I got an email from somebody asking for an advice on how to handle meeting the family of the girl he was corresponding with for some time.
“Hi Feyma, I will shortly be visiting the Philippines and meeting a lady who I have been in contact for some time. She is a widow, both her parents are now deceased and has children living at home. My question is in regard to Filipino culture… who takes the role of her parents? She has a son (21) but he is not the eldest she has a brother also. I understand first impressions are important so I am keen to get off on the right foot. Hope you can help, have searched extensively but no avail. Enjoy your articles, keep up the good work. Cheers!”
Regarding the first impression, I advise for the guy to be himself. If you have lots of patience with you, that really is a big plus coming here. The Philippines is a friendly country but visiting here can lead to frustrations too. Don’t pretend to be a super nice guy. If you don’t have much patience, its better to tell your lady or just show who you really are, than trying to be nice. Then if you get mad later somewhere, then they (the family too) might judge you. A lot of the Filipinos nowadays have the knowledge already that some foreigners and Filipino who lives abroad for a long time don’ t have the patience that the people have here. Some people now understand the frustration of some tourists here. Thank goodness for the internet. You might see some on the misbehavior of the tourist on YouTube, or you might end up on YouTube yourself. Not a good thing then.
I think when a parents dies here in the Philippines, the oldest child are the one more likely to act as the parent especially if there is properties involved. But sometimes the oldest child might not want to be the head or act as the parent of all the siblings. Like with me and my family, our oldest brother, he told us that he will just follow what we want with what we got from our parents. He said he is too old to be acting as the one who lead us. Me and my other siblings understands his stand point. So we will just let him know what we are doing if he approves or not. I also know of some family, when their parents died, they elect an officer in that siblings so that no fights will ever occur later. Really every family is different and also every region is different. So feel free to share here.
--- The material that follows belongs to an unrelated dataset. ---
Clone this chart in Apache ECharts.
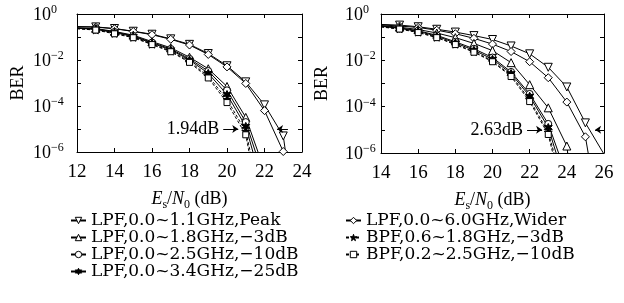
<!DOCTYPE html>
<html>
<head>
<meta charset="utf-8">
<script src="https://cdn.jsdelivr.net/npm/echarts@6/dist/echarts.min.js"></script>
<style>
html, body { margin: 0; padding: 0; background: #fff; }
#chart { width: 624px; height: 303px; }
</style>
</head>
<body>
<div id="chart"></div>
<script>
// Es/N0 sample points (dB)
const xLeft = [12, 13, 14, 15, 16, 17, 18, 19, 20, 21, 22, 23, 24]
const xRight = [14, 15, 16, 17, 18, 19, 20, 21, 22, 23, 24, 25, 26]

const names = [
  'LPF,0.0~1.1GHz,Peak',
  'LPF,0.0~1.8GHz,\u22123dB',
  'LPF,0.0~2.5GHz,\u221210dB',
  'LPF,0.0~3.4GHz,\u221225dB',
  'LPF,0.0~6.0GHz,Wider',
  'BPF,0.6~1.8GHz,\u22123dB',
  'BPF,0.2~2.5GHz,\u221210dB'
]

// BER, left panel (first value sits on the left frame, last ones run off the bottom)
const leftPeak = [0.282, 0.275, 0.234, 0.178, 0.132, 0.0832, 0.0479, 0.0191, 0.00562, 0.00112, 0.000112, 5e-6, 1e-11]
const leftWider = [0.282, 0.269, 0.229, 0.174, 0.126, 0.0794, 0.0447, 0.0174, 0.00501, 0.000955, 6.3e-5, 1.05e-6, 1e-12]
const leftLpf18 = [0.251, 0.234, 0.174, 0.120, 0.0631, 0.0339, 0.0132, 0.00417, 0.000708, 3.2e-5, 1.6e-7]
const leftLpf25 = [0.245, 0.224, 0.166, 0.112, 0.0575, 0.0302, 0.0112, 0.00331, 0.000479, 2e-5, 6.3e-8]
const leftLpf34 = [0.240, 0.214, 0.155, 0.105, 0.0537, 0.0275, 0.01, 0.00263, 0.000316, 1.3e-5, 1.6e-8]
const leftBpf18 = [0.234, 0.204, 0.145, 0.0977, 0.049, 0.0245, 0.0087, 0.002, 0.000191, 7.9e-6, 1.6e-9]
const leftBpf25 = [0.229, 0.2, 0.138, 0.0933, 0.0468, 0.0229, 0.0079, 0.00166, 0.000141, 5.6e-6, 3.2e-10]

// BER, right panel
const rightPeak = [0.355, 0.331, 0.282, 0.219, 0.166, 0.117, 0.0794, 0.0417, 0.0191, 0.00501, 0.000708, 2e-5, 8.9e-7]
const rightWider = [0.339, 0.302, 0.263, 0.2, 0.141, 0.0891, 0.0501, 0.024, 0.00871, 0.00178, 0.000158, 5e-6, 1e-10]
const rightLpf18 = [0.316, 0.269, 0.214, 0.151, 0.0955, 0.0537, 0.0263, 0.00794, 0.000891, 8.9e-5, 2e-6, 1e-12]
const rightLpf25 = [0.302, 0.251, 0.191, 0.120, 0.0631, 0.0316, 0.0132, 0.00316, 0.000355, 1.8e-5, 1e-7]
const rightLpf34 = [0.295, 0.240, 0.178, 0.110, 0.0562, 0.0275, 0.0112, 0.00269, 0.000282, 1.26e-5, 3.2e-8]
const rightBpf18 = [0.282, 0.229, 0.166, 0.1, 0.0501, 0.024, 0.00955, 0.00224, 0.0002, 7.9e-6, 1e-8]
const rightBpf25 = [0.275, 0.224, 0.158, 0.0955, 0.0479, 0.0224, 0.00871, 0.002, 0.000166, 6.3e-6, 3.2e-9]

// dB gap arrows
const gapLeft = { text: '1.94dB', ber: 1e-5, inFrom: 19.8, inTo: 20.6, outFrom: 23.25, outTo: 22.67 }
const gapRight = { text: '2.63dB', ber: 1e-5, inFrom: 21.86, inTo: 22.67, outFrom: 26, outTo: 25.52 }

const serif = 'Liberation Serif'
const hexStar = 'path://M0,-10L2.5,-4.33L8.66,-5L5,0L8.66,5L2.5,4.33L0,10L-2.5,4.33L-8.66,5L-5,0L-8.66,-5L-2.5,-4.33Z'
const star5 = 'path://M0,-10L2.35,-3.24L9.51,-3.09L3.8,1.24L5.88,8.09L0,4L-5.88,8.09L-3.8,1.24L-9.51,-3.09L-2.35,-3.24Z'

const styles = {
  [names[0]]: { symbol: 'triangle', symbolRotate: 180, symbolSize: 8, open: true },
  [names[1]]: { symbol: 'triangle', symbolSize: 8, open: true },
  [names[2]]: { symbol: 'circle', symbolSize: 7, open: true },
  [names[3]]: { symbol: hexStar, symbolSize: 8, open: false },
  [names[4]]: { symbol: 'diamond', symbolSize: 8, open: true },
  [names[5]]: { symbol: star5, symbolSize: 8, open: false, dashed: true },
  [names[6]]: { symbol: 'rect', symbolSize: 6, open: true, dashed: true }
}

function mkSeries (name, xs, ys, panel) {
  const s = styles[name]
  return {
    name,
    type: 'line',
    xAxisIndex: panel * 2,
    yAxisIndex: panel * 2,
    symbol: s.symbol,
    symbolRotate: s.symbolRotate || 0,
    symbolSize: s.symbolSize,
    clip: true,
    z: 3,
    lineStyle: { color: '#000', width: 1, type: s.dashed ? [3, 2] : 'solid' },
    itemStyle: { color: s.open ? '#fff' : '#000', borderColor: '#000', borderWidth: 1 },
    data: ys.map((v, i) => i === 0 ? { value: [xs[i], v], symbol: 'none' } : [xs[i], v])
  }
}

function gapArrows (g) {
  return {
    silent: true,
    symbol: ['none', 'arrow'],
    symbolSize: 6,
    lineStyle: { color: '#000', width: 1, type: 'solid' },
    label: { show: true, position: 'start', formatter: '{b}', color: '#000', fontFamily: serif, fontSize: 18, distance: 4 },
    data: [
      [{ name: g.text, coord: [g.inFrom, g.ber] }, { coord: [g.inTo, g.ber] }],
      [{ coord: [g.outFrom, g.ber], label: { show: false } }, { coord: [g.outTo, g.ber] }]
    ]
  }
}

const series = [
  mkSeries(names[0], xLeft, leftPeak, 0),
  mkSeries(names[4], xLeft, leftWider, 0),
  mkSeries(names[1], xLeft, leftLpf18, 0),
  mkSeries(names[2], xLeft, leftLpf25, 0),
  mkSeries(names[3], xLeft, leftLpf34, 0),
  mkSeries(names[5], xLeft, leftBpf18, 0),
  mkSeries(names[6], xLeft, leftBpf25, 0),
  mkSeries(names[0], xRight, rightPeak, 1),
  mkSeries(names[4], xRight, rightWider, 1),
  mkSeries(names[1], xRight, rightLpf18, 1),
  mkSeries(names[2], xRight, rightLpf25, 1),
  mkSeries(names[3], xRight, rightLpf34, 1),
  mkSeries(names[5], xRight, rightBpf18, 1),
  mkSeries(names[6], xRight, rightBpf25, 1)
]
series[0].markLine = gapArrows(gapLeft)
series[7].markLine = gapArrows(gapRight)

const axisLine = { show: true, lineStyle: { color: '#000', width: 1 } }
const tick = { show: true, inside: true, length: 4, lineStyle: { color: '#000' } }

const xName = {
  name: '{i|E}{s|s}{n|/}{i|N}{s|0}{n| (dB)}',
  nameLocation: 'middle',
  nameGap: 38,
  nameTextStyle: {
    color: '#000',
    rich: {
      i: { fontFamily: serif, fontStyle: 'italic', fontSize: 18, color: '#000', padding: [0, 0, 3, 0] },
      n: { fontFamily: serif, fontSize: 18, color: '#000', padding: [0, 0, 3, 0] },
      s: { fontFamily: serif, fontSize: 12, color: '#000', verticalAlign: 'bottom' }
    }
  }
}

function bottomX (grid, min, max) {
  return {
    type: 'value', gridIndex: grid, min, max, interval: 2, position: 'bottom',
    axisLine, axisTick: tick, splitLine: { show: false },
    axisLabel: { color: '#000', fontFamily: serif, fontSize: 19, margin: 11 },
    ...xName
  }
}
function topX (grid, min, max) {
  return {
    type: 'value', gridIndex: grid, min, max, interval: 2, position: 'top',
    axisLine, axisTick: tick, splitLine: { show: false }, axisLabel: { show: false }
  }
}

function powLabel (v) {
  const e = Math.round(Math.log10(v))
  if (e % 2 !== 0) return ''
  return '{b|10}{e|' + (e < 0 ? '\u2212' + (-e) : e) + '}'
}

function leftY (grid, margin, gap) {
  return {
    type: 'log', logBase: 10, gridIndex: grid, min: 1e-6, max: 1, position: 'left',
    axisLine, axisTick: tick, splitLine: { show: false },
    axisLabel: {
      formatter: powLabel, align: 'left', margin,
      rich: {
        b: { fontFamily: serif, fontSize: 18, color: '#000', padding: [2, 0, 0, 0] },
        e: { fontFamily: serif, fontSize: 12, color: '#000', verticalAlign: 'top' }
      }
    },
    name: 'BER', nameLocation: 'middle', nameGap: gap, nameRotate: 90,
    nameTextStyle: { fontFamily: serif, fontSize: 18, color: '#000' }
  }
}
function rightY (grid) {
  return {
    type: 'log', logBase: 10, gridIndex: grid, min: 1e-6, max: 1, position: 'right',
    axisLine, axisTick: tick, splitLine: { show: false }, axisLabel: { show: false }
  }
}

const legendBase = {
  orient: 'vertical',
  top: 207,
  itemWidth: 15,
  itemHeight: 8,
  itemGap: 0,
  itemStyle: { borderWidth: 1 },
  textStyle: { fontFamily: 'DejaVu Serif', fontSize: 17, color: '#000', lineHeight: 14.5 }
}

const option = {
  animation: false,
  backgroundColor: '#fff',
  grid: [
    { left: 77, top: 14, width: 225, height: 138 },
    { left: 381, top: 14, width: 223, height: 139 }
  ],
  xAxis: [bottomX(0, 12, 24), topX(0, 12, 24), bottomX(1, 14, 26), topX(1, 14, 26)],
  yAxis: [leftY(0, 44, 50), rightY(0), leftY(1, 36, 50), rightY(1)],
  legend: [
    { ...legendBase, data: names.slice(0, 4), left: 65 },
    { ...legendBase, data: names.slice(4), left: 340 }
  ],
  series
}

const chart = echarts.init(document.getElementById('chart'))
chart.setOption(option)
</script>
</body>
</html>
Very common here in the Philippines if the child (children) is not married yet, even over 18 years of age, they tend to be living with the parents house or in the compound. Its really the norm here. The only time the child will be leaving at the house of the parents even when he/she still single if she/he had a job somewhere away from the parents. Almost always the kid will still follow the rules of the parents even being away. Even a married children still almost always follow the parents wishes. It is hard for the kids to disobey their parents here. In Filipino culture we are trained at the early age to always follow the elders.
Since the lady had no parents, the guy might have to ask permission if ever he wants to marry the lady from the closest relative of the lady. It could be the aunts, uncles, grandparents aside from the kids of the lady. Really whoever the lady was close to that’s who he will be talking to. Some ladies they might want the guy will talk to their priest or the pastor too.
To really further his knowledge about our culture here I advice him and other readers here to read Bob’s SIR column. It is really helpful to a lot of people here that wanted to know more about our culture.
Good luck to you. I hope you will enjoy your stay here in the Philippines!